非小細胞肺癌のゲフィチニブに対する反応性の基礎にある上皮成長因子受容体の活性化変異
Activating Mutations in the Epidermal Growth Factor Receptor Underlying Responsiveness of Non–Small-Cell Lung Cancer to Gefitinib
T.J. Lynch and Others
非小細胞肺癌患者の大半は,上皮成長因子受容体(EGFR)を標的とするチロシンキナーゼ阻害薬ゲフィチニブに対し,反応性を示さない.しかし約 10%の患者は,迅速で,多くの場合劇的な臨床反応を示す.ゲフィチニブに対する感受性の基礎にある分子機構は明らかにされていない.
非小細胞肺癌患者で,ゲフィチニブに反応性を示す患者,反応性を示さない患者,ゲフィチニブ曝露歴のない患者から,原発腫瘍を採取し EGFR 遺伝子の変異を調べた.同定した変異遺伝子が機能に及ぼす影響は,培養細胞に変異蛋白を発現させて評価した.
ゲフィチニブに反応性を示す肺癌患者 9 例中の 8 例で,EGFR 遺伝子のチロシンキナーゼ領域に体細胞変異が同定されたのに対し,反応性を示さない患者 7 例では同定されなかった(P<0.001).変異は,小さなフレーム内欠失(in-frame deletions)またはアミノ酸置換で,チロシンキナーゼ領域の ATP 結合領域周辺に集中していた.ゲフィチニブ曝露歴のない非小細胞肺癌患者 25 例中 2 例(8%)から採取した腫瘍でも,同様の変異が検出された.変異はすべてヘテロ接合性で,多数の患者で同一の変異が観察されたことから,新たに特異的な機能が付加されたことが示唆される.In vitro では,EGFR 変異体において,上皮成長因子に反応してチロシンキナーゼ活性が上昇し,ゲフィチニブによる阻害に対する感受性が増大した.

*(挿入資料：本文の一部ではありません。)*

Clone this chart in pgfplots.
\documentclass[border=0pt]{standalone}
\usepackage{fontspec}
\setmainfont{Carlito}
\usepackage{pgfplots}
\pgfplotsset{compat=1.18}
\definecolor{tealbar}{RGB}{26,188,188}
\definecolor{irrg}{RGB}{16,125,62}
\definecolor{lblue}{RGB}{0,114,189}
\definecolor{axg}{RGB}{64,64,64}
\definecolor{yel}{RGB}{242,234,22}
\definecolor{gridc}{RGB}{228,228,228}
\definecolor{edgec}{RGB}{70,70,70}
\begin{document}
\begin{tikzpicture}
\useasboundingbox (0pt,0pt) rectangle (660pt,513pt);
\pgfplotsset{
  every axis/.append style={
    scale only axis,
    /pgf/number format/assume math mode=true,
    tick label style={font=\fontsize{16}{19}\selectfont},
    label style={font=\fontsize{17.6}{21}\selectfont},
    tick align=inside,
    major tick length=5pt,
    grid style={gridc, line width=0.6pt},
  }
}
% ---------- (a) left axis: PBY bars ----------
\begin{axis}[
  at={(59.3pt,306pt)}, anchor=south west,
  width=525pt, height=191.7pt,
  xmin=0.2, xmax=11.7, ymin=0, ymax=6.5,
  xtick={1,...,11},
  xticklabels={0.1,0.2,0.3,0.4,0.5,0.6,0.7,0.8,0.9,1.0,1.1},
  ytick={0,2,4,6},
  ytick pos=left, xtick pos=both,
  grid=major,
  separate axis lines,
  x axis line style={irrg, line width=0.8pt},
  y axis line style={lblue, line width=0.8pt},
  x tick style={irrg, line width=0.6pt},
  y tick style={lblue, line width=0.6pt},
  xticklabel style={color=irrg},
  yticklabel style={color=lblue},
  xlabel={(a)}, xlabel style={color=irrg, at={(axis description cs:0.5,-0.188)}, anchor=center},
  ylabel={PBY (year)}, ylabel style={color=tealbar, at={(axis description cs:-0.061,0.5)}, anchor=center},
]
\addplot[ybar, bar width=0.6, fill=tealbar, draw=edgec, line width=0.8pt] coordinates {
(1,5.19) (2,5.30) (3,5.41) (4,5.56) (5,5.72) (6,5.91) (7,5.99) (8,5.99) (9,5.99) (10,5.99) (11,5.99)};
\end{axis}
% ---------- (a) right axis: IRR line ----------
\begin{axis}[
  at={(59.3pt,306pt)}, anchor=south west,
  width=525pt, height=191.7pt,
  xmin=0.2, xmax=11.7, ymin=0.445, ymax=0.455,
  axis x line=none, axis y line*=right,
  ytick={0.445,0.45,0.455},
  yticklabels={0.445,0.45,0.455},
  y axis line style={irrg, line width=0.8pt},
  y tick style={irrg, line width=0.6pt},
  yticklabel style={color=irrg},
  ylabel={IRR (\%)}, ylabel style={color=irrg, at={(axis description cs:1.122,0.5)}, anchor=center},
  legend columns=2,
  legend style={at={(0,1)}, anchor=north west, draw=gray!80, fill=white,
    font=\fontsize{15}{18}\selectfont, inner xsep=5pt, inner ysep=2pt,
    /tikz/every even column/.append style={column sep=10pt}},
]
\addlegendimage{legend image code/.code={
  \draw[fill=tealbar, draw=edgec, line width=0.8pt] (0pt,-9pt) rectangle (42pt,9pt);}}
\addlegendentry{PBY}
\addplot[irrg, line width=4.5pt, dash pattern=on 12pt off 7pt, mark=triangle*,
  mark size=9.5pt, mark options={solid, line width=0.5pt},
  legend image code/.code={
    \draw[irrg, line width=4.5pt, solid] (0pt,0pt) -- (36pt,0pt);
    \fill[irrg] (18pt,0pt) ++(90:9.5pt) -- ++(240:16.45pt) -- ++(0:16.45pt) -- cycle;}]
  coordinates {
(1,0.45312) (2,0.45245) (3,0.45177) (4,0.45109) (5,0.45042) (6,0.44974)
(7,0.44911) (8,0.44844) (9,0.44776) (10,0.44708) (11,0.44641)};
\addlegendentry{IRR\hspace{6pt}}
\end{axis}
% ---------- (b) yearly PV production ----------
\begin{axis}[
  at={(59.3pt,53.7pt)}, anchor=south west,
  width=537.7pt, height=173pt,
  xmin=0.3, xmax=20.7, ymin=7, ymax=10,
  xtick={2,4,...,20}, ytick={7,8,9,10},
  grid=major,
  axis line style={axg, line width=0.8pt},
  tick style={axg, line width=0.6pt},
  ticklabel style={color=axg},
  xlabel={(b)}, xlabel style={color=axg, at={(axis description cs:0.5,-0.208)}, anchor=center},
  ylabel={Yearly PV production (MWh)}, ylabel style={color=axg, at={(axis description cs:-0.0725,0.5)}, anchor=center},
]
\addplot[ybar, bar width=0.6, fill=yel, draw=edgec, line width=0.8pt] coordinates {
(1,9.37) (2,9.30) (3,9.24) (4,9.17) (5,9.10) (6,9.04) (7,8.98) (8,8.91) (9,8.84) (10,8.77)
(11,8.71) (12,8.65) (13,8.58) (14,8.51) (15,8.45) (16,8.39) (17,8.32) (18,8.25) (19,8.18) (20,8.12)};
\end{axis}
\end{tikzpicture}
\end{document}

非小細胞肺癌患者のサブグループは EGFR 遺伝子の特異的な変異を有し,そうした変異は,チロシンキナーゼ阻害薬ゲフィチニブに対する臨床的な反応性に相関する.これらの変異により成長因子のシグナリングが増大し,ゲフィチニブへの感受性が獲得される.肺癌でこのような変異をスクリーニングすることにより,ゲフィチニブに対して反応性を示す患者を同定できる可能性がある.